A more thoughtful response will admit the value of capitalism. In the 19th Century, wealthy Christians wanted to respond to the growing urban poverty, and used the new technologies of the industrial revolution to raise many out of poverty into respectable working lives. They poured money into enterprises that not only gave workers the financial means to house and feed their families, but gave them consumer goods, infrastructure like electric lighting, and the sense of well-being that only meaningful work can supply.

The surplus money generated recycled into this system, and most of us in the West have seen the final results of this Christian endeavour in our living standards. Think of the difference in housing, consumer goods, entertainment, and communications in the last fifty years. These are the fruits of capitalism, and few of us protesting its evils are willing to give them up.

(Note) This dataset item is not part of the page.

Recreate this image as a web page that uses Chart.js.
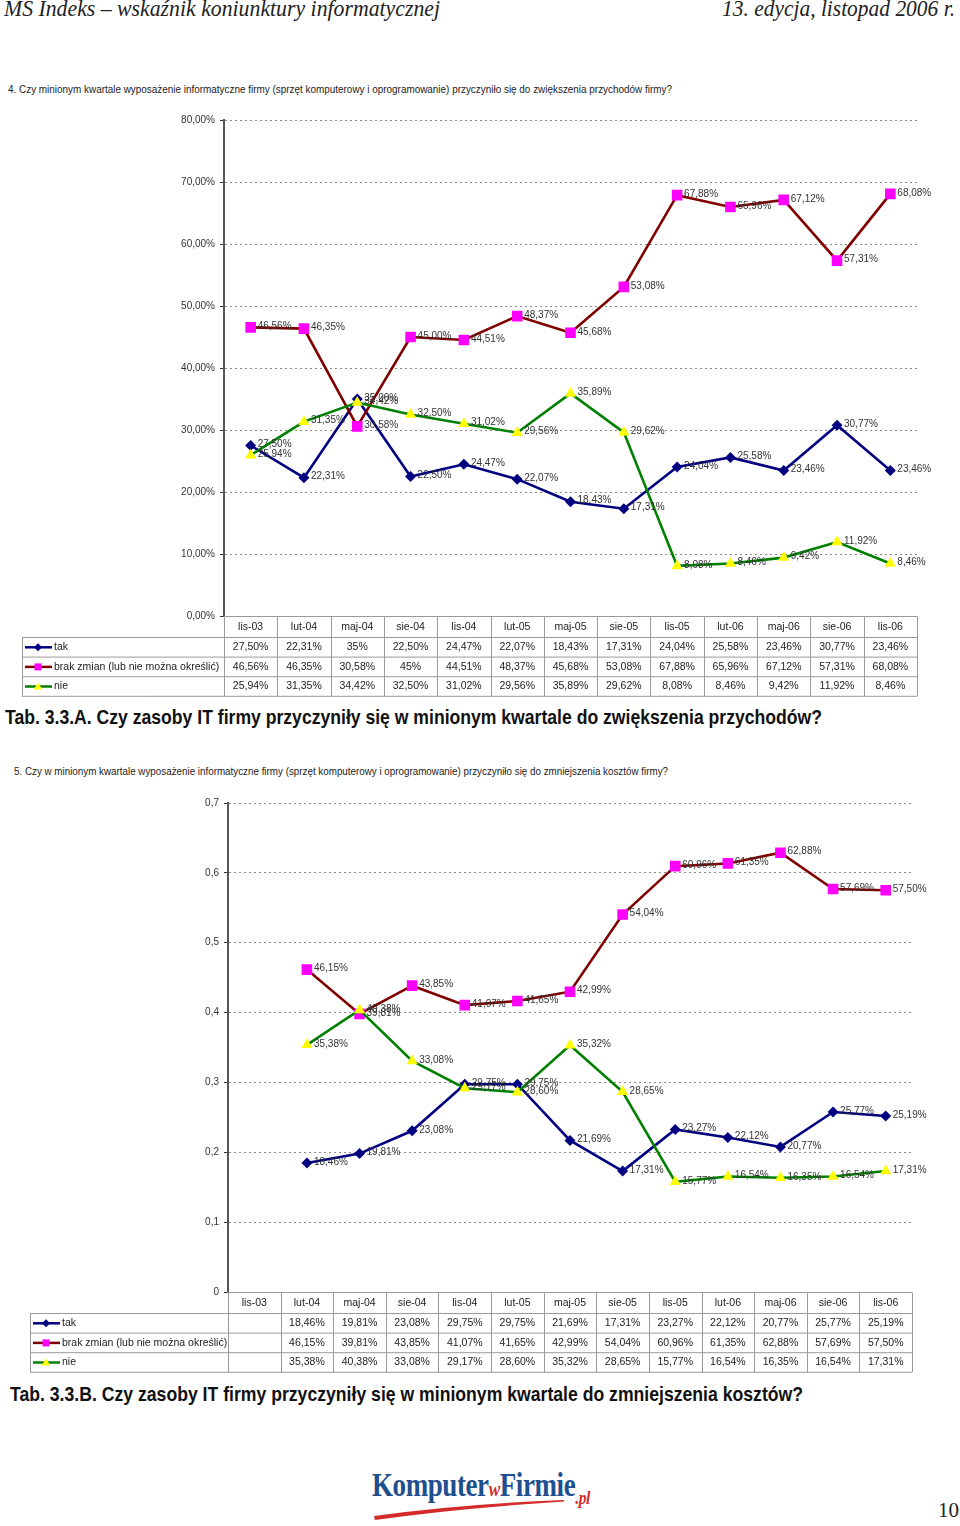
<!DOCTYPE html>
<html><head><meta charset="utf-8">
<script src="https://cdn.jsdelivr.net/npm/chart.js@4/dist/chart.umd.min.js"></script>
<style>
body{margin:0;background:#fff;}
#page{position:relative;width:960px;height:1526px;overflow:hidden;background:#fff;font-family:"Liberation Sans",Arial,sans-serif;}
.abs{position:absolute;white-space:nowrap;transform-origin:0 0;}
canvas{position:absolute;left:0;}
</style></head><body>
<div id="page">
  <div class="abs fit" data-w="436" style="left:4px;top:-3px;font:italic 23px/1 'Liberation Serif',serif;color:#222">MS Indeks – wskaźnik koniunktury informatycznej</div>
  <div class="abs fit" data-w="233" data-right="955" style="top:-3px;font:italic 23px/1 'Liberation Serif',serif;color:#222">13. edycja, listopad 2006 r.</div>

  <div class="abs fit" data-w="664" style="left:8px;top:84px;font:10px/12px 'Liberation Sans',Arial;color:#222">4. Czy minionym kwartale wyposażenie informatyczne firmy (sprzęt komputerowy i oprogramowanie) przyczyniło się do zwiększenia przychodów firmy?</div>
  <canvas id="chartA" width="960" height="600" style="top:101px"></canvas>
  <div class="abs fit" data-w="817" style="left:5px;top:706px;font:bold 21px/1 'Liberation Sans',Arial;color:#111">Tab. 3.3.A. Czy zasoby IT firmy przyczyniły się w minionym kwartale do zwiększenia przychodów?</div>

  <div class="abs fit" data-w="654" style="left:14px;top:766px;font:10px/12px 'Liberation Sans',Arial;color:#222">5. Czy w minionym kwartale wyposażenie informatyczne firmy (sprzęt komputerowy i oprogramowanie) przyczyniło się do zmniejszenia kosztów firmy?</div>
  <canvas id="chartB" width="960" height="590" style="top:786px"></canvas>
  <div class="abs fit" data-w="793" style="left:10px;top:1383px;font:bold 21px/1 'Liberation Sans',Arial;color:#111">Tab. 3.3.B. Czy zasoby IT firmy przyczyniły się w minionym kwartale do zmniejszenia kosztów?</div>

  <div class="abs fit" data-w="218" style="left:372px;top:1469px;font:bold 33px/1 'Liberation Serif',serif;color:#1f4f8f;letter-spacing:-0.5px">Komputer<span style="color:#d42a2a;font-style:italic;font-size:21px">w</span>Firmie<span style="color:#d42a2a;font-style:italic;font-size:19px;position:relative;top:8px">.pl</span></div>
  <svg class="abs" style="left:370px;top:1495px" width="220" height="35"><path d="M4 21 Q 90 9 194 5 L 194 6.6 Q 90 13 5 25 Z" fill="#d42a2a"/></svg>
  <div class="abs" style="left:938px;top:1500px;font:21px/1 'Liberation Serif',serif;color:#222">10</div>
</div>
<script>
// ---------- data ----------
const categories = ['lis-03','lut-04','maj-04','sie-04','lis-04','lut-05','maj-05','sie-05','lis-05','lut-06','maj-06','sie-06','lis-06'];
const seriesNames = ['tak','brak zmian (lub nie można określić)','nie'];

const takA  = [27.50,22.31,35.00,22.50,24.47,22.07,18.43,17.31,24.04,25.58,23.46,30.77,23.46];
const brakA = [46.56,46.35,30.58,45.00,44.51,48.37,45.68,53.08,67.88,65.96,67.12,57.31,68.08];
const nieA  = [25.94,31.35,34.42,32.50,31.02,29.56,35.89,29.62,8.08,8.46,9.42,11.92,8.46];

const takB  = [null,18.46,19.81,23.08,29.75,29.75,21.69,17.31,23.27,22.12,20.77,25.77,25.19];
const brakB = [null,46.15,39.81,43.85,41.07,41.65,42.99,54.04,60.96,61.35,62.88,57.69,57.50];
const nieB  = [null,35.38,40.38,33.08,29.17,28.60,35.32,28.65,15.77,16.54,16.35,16.54,17.31];

const yTickLabelsA = ['0,00%','10,00%','20,00%','30,00%','40,00%','50,00%','60,00%','70,00%','80,00%'];
const yTickLabelsB = ['0','0,1','0,2','0,3','0,4','0,5','0,6','0,7'];

// ---------- helpers ----------
document.querySelectorAll('.fit').forEach(el => {
  const w = el.getBoundingClientRect().width;
  const target = +el.dataset.w;
  el.style.transform = 'scaleX(' + (target / w) + ')';
  if (el.dataset.right) el.style.left = (+el.dataset.right - target) + 'px';
});

const FONT = '"Liberation Sans", Arial, sans-serif';
const fmtLabel = v => v.toFixed(2).replace('.', ',') + '%';
const fmtTable = v => (Number.isInteger(v) ? String(v) : v.toFixed(2).replace('.', ',')) + '%';

const styles = [
  {line:'#000080', fill:'#000080', marker:'rectRot'},
  {line:'#800000', fill:'#ff00ff', marker:'rect'},
  {line:'#008000', fill:'#ffff00', marker:'triangle'}
];

function drawMarker(ctx, type, x, y, r, fill) {
  ctx.fillStyle = fill;
  ctx.beginPath();
  if (type === 'rectRot') {
    ctx.moveTo(x, y - r); ctx.lineTo(x + r, y); ctx.lineTo(x, y + r); ctx.lineTo(x - r, y);
  } else if (type === 'rect') {
    ctx.rect(x - r, y - r, 2 * r, 2 * r);
  } else {
    ctx.moveTo(x, y - r); ctx.lineTo(x + r * 1.1, y + r * 0.75); ctx.lineTo(x - r * 1.1, y + r * 0.75);
  }
  ctx.closePath(); ctx.fill();
}

const labelPlugin = {
  id: 'valueLabels',
  afterDatasetsDraw(chart) {
    const ctx = chart.ctx;
    ctx.save();
    ctx.font = '10px ' + FONT;
    ctx.fillStyle = '#333';
    ctx.textBaseline = 'middle';
    ctx.textAlign = 'left';
    chart.data.datasets.forEach((ds, di) => {
      const meta = chart.getDatasetMeta(di);
      meta.data.forEach((pt, i) => {
        const v = ds.data[i];
        if (v == null) return;
        ctx.fillText(fmtLabel(v), pt.x + 7, pt.y - 1);
      });
    });
    ctx.restore();
  }
};

const tablePlugin = {
  id: 'dataTable',
  afterDraw(chart, args, opts) {
    const ctx = chart.ctx;
    const {left, right, bottom} = chart.chartArea;
    const n = chart.data.labels.length;
    const colW = (right - left) / n;
    const headH = opts.headH, rowH = opts.rowH, legLeft = opts.legLeft;
    const y0 = Math.round(bottom) + 0.5;
    const y1 = y0 + headH;
    const yEnd = y1 + rowH * 3;
    ctx.save();
    ctx.strokeStyle = '#9a9a9a';
    ctx.lineWidth = 1;
    ctx.beginPath();
    ctx.moveTo(left, y0); ctx.lineTo(right, y0);
    ctx.moveTo(legLeft, y1); ctx.lineTo(right, y1);
    for (let r = 1; r <= 3; r++) { ctx.moveTo(legLeft, y1 + rowH * r); ctx.lineTo(right, y1 + rowH * r); }
    for (let i = 0; i <= n; i++) {
      const x = Math.round(left + colW * i) + 0.5;
      ctx.moveTo(x, y0); ctx.lineTo(x, yEnd);
    }
    ctx.moveTo(legLeft + 0.5, y1); ctx.lineTo(legLeft + 0.5, yEnd);
    ctx.stroke();

    ctx.font = '10.5px ' + FONT;
    ctx.fillStyle = '#222';
    ctx.textBaseline = 'middle';
    ctx.textAlign = 'center';
    chart.data.labels.forEach((lab, i) => {
      ctx.fillText(lab, left + colW * (i + 0.5), y0 + headH / 2);
    });
    chart.data.datasets.forEach((ds, di) => {
      const cy = y1 + rowH * (di + 0.5);
      ds.data.forEach((v, i) => {
        if (v == null) return;
        ctx.fillText(fmtTable(v), left + colW * (i + 0.5), cy);
      });
      const st = styles[di];
      ctx.strokeStyle = st.line; ctx.lineWidth = 2.5;
      ctx.beginPath(); ctx.moveTo(legLeft + 3, cy); ctx.lineTo(legLeft + 30, cy); ctx.stroke();
      drawMarker(ctx, st.marker, legLeft + 16, cy, st.marker === 'rect' ? 3.5 : 4, st.fill);
      ctx.fillStyle = '#222';
      ctx.textAlign = 'left';
      ctx.fillText(ds.label, legLeft + 32, cy);
      ctx.textAlign = 'center';
    });
    ctx.restore();
  }
};

function makeChart(id, cfg) {
  const ds = [cfg.tak, cfg.brak, cfg.nie].map((data, i) => ({
    label: seriesNames[i],
    data: data,
    borderColor: styles[i].line,
    backgroundColor: styles[i].fill,
    pointBackgroundColor: styles[i].fill,
    pointBorderColor: styles[i].fill,
    pointBorderWidth: 0,
    pointStyle: styles[i].marker,
    pointRadius: [5.5, 7.5, 6.5][i],
    borderWidth: 2.6,
    tension: 0,
    order: 2 - i
  }));
  return new Chart(document.getElementById(id), {
    type: 'line',
    data: {labels: categories, datasets: ds},
    options: {
      responsive: false,
      animation: false,
      events: [],
      layout: {padding: cfg.padding},
      plugins: {
        legend: {display: false},
        tooltip: {enabled: false},
        dataTable: {legLeft: cfg.legLeft, headH: 21, rowH: 19.6}
      },
      scales: {
        x: {display: false, offset: true},
        y: {
          min: 0, max: cfg.max,
          afterFit(s) { s.width = cfg.axisW; },
          ticks: {stepSize: 10, callback: (v, i) => cfg.tickLabels[i], font: {family: FONT, size: 10}, color: '#333', padding: 5},
          grid: {color: '#8a8a8a', lineWidth: 1, tickLength: 4, tickColor: '#333', drawTicks: true},
          border: {display: true, color: '#555', width: 2, dash: [2, 3]}
        }
      }
    },
    plugins: [labelPlugin, tablePlugin]
  });
}

makeChart('chartA', {tak: takA, brak: brakA, nie: nieA, max: 80, tickLabels: yTickLabelsA,
  axisW: 224, legLeft: 22, padding: {top: 19, bottom: 85, left: 0, right: 43}});
makeChart('chartB', {tak: takB, brak: brakB, nie: nieB, max: 70, tickLabels: yTickLabelsB,
  axisW: 228, legLeft: 30, padding: {top: 17, bottom: 84, left: 0, right: 48}});
</script>
</body></html>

In the urbanisation of India and China today, we are seeing millions being lifted out of poverty annually, as the benefits of capitalism trickle down.

When I was young my parents taught me that I should always spend real money that I had actually had earned or owned. I should restrict debt to buying a house, and I should ensure that any shares I owned were shares in real life productive industries.

A rule of thumb current in the sixties was that CEOs should earn no more than four times the wage of their lowest paid employee, and that virtuous companies produced useful goods or provided useful services.

Most people failed to acknowledge the importance of the creative tension between unions and bosses. For this system to work at all the employers need to insist on making a profit to continue the operation of the industry, and the workers’ associations need also to insist that workers are paid fairly and that conditions uphold human dignity.

This ‘modest capitalism’ works. I am neither Calvinist nor conservative, and I believe, for example, that relying on the ‘trickle down’ effect is an abrogation of responsibility, but I understand that this system has its value and should not be easily abandoned. What makes me angry is the distortion of this system. We know the symptoms:

1. Executives paid thousands of times more than their lowest paid employee.
2. People exposed to risk through virtual money, derivatives and futures which relate to nothing in the real world.
3. The commodification of human beings to be sold by giant corporations to advertisers.

These expressions of greed should be condemned, but slogans are not sufficient. We need to understand more fully how the system we have inherited actually works and to thoughtfully articulate good reasons why these practices despoil the vulnerable and destroy our community.

I submit that the responsibility of Franciscans (who are called to be sensitive to the use and abuse of money) is to grow in their understanding of economics, to be real about how capitalism lifts people out of poverty, and from that position of understanding articulate their critique of greed.